BEGIN

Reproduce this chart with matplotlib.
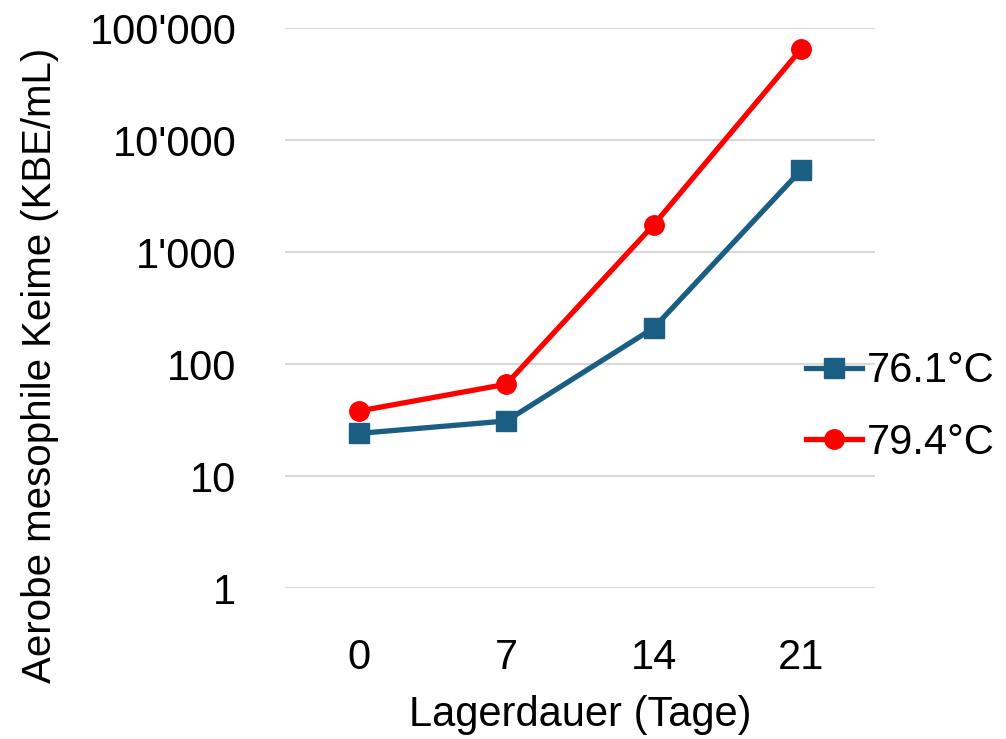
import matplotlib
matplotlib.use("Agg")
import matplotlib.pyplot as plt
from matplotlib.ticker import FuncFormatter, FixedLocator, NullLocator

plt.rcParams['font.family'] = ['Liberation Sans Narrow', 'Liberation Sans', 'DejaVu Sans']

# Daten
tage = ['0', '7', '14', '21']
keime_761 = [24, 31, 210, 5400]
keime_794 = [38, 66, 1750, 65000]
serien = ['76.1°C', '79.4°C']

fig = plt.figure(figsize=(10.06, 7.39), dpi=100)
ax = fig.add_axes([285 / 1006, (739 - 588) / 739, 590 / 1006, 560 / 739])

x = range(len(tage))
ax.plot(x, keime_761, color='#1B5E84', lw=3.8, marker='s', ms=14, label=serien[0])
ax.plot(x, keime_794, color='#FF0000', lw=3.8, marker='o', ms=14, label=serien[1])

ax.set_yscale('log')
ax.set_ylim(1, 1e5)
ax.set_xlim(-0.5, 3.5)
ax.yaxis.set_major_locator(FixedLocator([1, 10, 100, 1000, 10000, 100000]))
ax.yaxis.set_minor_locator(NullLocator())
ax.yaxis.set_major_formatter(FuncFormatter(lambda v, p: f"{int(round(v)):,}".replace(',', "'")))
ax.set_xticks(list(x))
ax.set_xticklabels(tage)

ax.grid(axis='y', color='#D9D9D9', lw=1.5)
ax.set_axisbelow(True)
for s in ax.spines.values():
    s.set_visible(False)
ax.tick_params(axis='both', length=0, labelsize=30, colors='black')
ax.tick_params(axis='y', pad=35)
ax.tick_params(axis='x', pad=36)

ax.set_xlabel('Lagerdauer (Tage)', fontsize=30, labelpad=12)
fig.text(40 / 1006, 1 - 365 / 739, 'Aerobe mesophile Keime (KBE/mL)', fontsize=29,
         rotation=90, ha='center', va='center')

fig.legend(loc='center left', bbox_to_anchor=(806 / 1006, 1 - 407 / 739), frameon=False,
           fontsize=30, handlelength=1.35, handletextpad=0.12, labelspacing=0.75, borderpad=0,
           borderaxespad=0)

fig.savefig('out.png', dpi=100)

END
BEGIN

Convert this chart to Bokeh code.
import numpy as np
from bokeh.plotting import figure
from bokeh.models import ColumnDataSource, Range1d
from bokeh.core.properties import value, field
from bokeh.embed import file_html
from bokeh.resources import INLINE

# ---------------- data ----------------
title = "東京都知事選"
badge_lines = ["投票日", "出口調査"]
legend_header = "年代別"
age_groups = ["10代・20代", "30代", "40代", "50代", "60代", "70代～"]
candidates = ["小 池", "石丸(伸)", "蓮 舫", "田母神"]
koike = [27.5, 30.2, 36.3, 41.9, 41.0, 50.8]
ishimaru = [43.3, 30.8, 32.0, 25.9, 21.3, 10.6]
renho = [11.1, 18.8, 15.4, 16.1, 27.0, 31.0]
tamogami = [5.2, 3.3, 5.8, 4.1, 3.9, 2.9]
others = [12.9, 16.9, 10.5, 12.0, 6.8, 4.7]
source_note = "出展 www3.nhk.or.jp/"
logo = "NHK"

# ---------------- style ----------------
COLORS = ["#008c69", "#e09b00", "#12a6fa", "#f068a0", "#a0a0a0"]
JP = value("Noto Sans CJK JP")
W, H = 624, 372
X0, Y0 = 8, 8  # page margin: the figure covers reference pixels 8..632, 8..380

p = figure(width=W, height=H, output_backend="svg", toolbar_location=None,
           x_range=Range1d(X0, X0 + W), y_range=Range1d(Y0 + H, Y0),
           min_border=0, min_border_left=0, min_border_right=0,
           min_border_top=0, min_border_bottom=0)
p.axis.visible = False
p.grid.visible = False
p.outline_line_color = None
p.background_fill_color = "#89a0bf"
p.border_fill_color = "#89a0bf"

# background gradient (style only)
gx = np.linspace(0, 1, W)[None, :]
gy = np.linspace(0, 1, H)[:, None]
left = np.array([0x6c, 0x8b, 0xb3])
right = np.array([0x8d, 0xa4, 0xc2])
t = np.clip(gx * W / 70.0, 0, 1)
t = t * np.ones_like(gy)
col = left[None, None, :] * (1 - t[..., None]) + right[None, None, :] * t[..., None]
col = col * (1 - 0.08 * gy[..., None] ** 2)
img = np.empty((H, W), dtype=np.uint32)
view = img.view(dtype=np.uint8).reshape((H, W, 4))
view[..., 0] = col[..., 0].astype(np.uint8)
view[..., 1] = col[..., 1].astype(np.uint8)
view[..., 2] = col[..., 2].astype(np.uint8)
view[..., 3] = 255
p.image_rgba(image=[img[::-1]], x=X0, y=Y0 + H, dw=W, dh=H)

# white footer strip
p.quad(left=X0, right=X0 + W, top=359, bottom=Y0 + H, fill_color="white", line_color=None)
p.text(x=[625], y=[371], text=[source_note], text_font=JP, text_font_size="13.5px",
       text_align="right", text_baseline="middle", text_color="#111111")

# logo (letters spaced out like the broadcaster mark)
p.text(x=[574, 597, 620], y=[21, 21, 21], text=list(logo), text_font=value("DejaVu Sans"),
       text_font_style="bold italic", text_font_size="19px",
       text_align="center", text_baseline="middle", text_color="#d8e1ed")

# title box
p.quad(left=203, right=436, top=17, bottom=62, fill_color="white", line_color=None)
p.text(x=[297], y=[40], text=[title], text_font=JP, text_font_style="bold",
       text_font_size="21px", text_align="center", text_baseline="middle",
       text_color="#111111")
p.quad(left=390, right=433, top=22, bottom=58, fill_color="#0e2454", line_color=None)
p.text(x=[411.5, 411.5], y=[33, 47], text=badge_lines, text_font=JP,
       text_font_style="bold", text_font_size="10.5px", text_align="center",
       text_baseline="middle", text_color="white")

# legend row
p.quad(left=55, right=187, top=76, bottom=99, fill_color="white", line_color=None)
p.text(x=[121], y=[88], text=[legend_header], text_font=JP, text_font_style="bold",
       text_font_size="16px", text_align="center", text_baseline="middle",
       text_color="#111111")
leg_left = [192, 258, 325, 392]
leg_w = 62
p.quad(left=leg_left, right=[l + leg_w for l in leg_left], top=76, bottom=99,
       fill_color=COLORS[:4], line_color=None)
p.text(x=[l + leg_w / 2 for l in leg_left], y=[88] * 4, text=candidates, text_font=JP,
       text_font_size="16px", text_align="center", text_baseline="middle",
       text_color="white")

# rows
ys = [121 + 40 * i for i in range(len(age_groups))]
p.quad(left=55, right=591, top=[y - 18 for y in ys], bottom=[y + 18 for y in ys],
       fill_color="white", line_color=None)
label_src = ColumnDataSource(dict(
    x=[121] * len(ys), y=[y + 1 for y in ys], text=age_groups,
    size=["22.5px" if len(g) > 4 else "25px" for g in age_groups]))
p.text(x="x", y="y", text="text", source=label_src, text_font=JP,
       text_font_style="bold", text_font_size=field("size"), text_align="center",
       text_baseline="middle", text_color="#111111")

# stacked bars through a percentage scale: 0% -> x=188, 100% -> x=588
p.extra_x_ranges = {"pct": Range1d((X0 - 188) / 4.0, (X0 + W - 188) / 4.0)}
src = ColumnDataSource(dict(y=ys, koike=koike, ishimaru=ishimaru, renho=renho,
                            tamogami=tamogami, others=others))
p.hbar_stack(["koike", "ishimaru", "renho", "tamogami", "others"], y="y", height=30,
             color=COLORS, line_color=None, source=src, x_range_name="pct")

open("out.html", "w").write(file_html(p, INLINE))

END

**Stated exercise:** Pictures stay out: repeat exactly only the lines from the one with "Reproduce this chart with matplotlib." through the one with "fig.savefig('out.png', dpi=100)".

**Task answer:**
Reproduce this chart with matplotlib.
import matplotlib
matplotlib.use("Agg")
import matplotlib.pyplot as plt
from matplotlib.ticker import FuncFormatter, FixedLocator, NullLocator

plt.rcParams['font.family'] = ['Liberation Sans Narrow', 'Liberation Sans', 'DejaVu Sans']

# Daten
tage = ['0', '7', '14', '21']
keime_761 = [24, 31, 210, 5400]
keime_794 = [38, 66, 1750, 65000]
serien = ['76.1°C', '79.4°C']

fig = plt.figure(figsize=(10.06, 7.39), dpi=100)
ax = fig.add_axes([285 / 1006, (739 - 588) / 739, 590 / 1006, 560 / 739])

x = range(len(tage))
ax.plot(x, keime_761, color='#1B5E84', lw=3.8, marker='s', ms=14, label=serien[0])
ax.plot(x, keime_794, color='#FF0000', lw=3.8, marker='o', ms=14, label=serien[1])

ax.set_yscale('log')
ax.set_ylim(1, 1e5)
ax.set_xlim(-0.5, 3.5)
ax.yaxis.set_major_locator(FixedLocator([1, 10, 100, 1000, 10000, 100000]))
ax.yaxis.set_minor_locator(NullLocator())
ax.yaxis.set_major_formatter(FuncFormatter(lambda v, p: f"{int(round(v)):,}".replace(',', "'")))
ax.set_xticks(list(x))
ax.set_xticklabels(tage)

ax.grid(axis='y', color='#D9D9D9', lw=1.5)
ax.set_axisbelow(True)
for s in ax.spines.values():
    s.set_visible(False)
ax.tick_params(axis='both', length=0, labelsize=30, colors='black')
ax.tick_params(axis='y', pad=35)
ax.tick_params(axis='x', pad=36)

ax.set_xlabel('Lagerdauer (Tage)', fontsize=30, labelpad=12)
fig.text(40 / 1006, 1 - 365 / 739, 'Aerobe mesophile Keime (KBE/mL)', fontsize=29,
         rotation=90, ha='center', va='center')

fig.legend(loc='center left', bbox_to_anchor=(806 / 1006, 1 - 407 / 739), frameon=False,
           fontsize=30, handlelength=1.35, handletextpad=0.12, labelspacing=0.75, borderpad=0,
           borderaxespad=0)

fig.savefig('out.png', dpi=100)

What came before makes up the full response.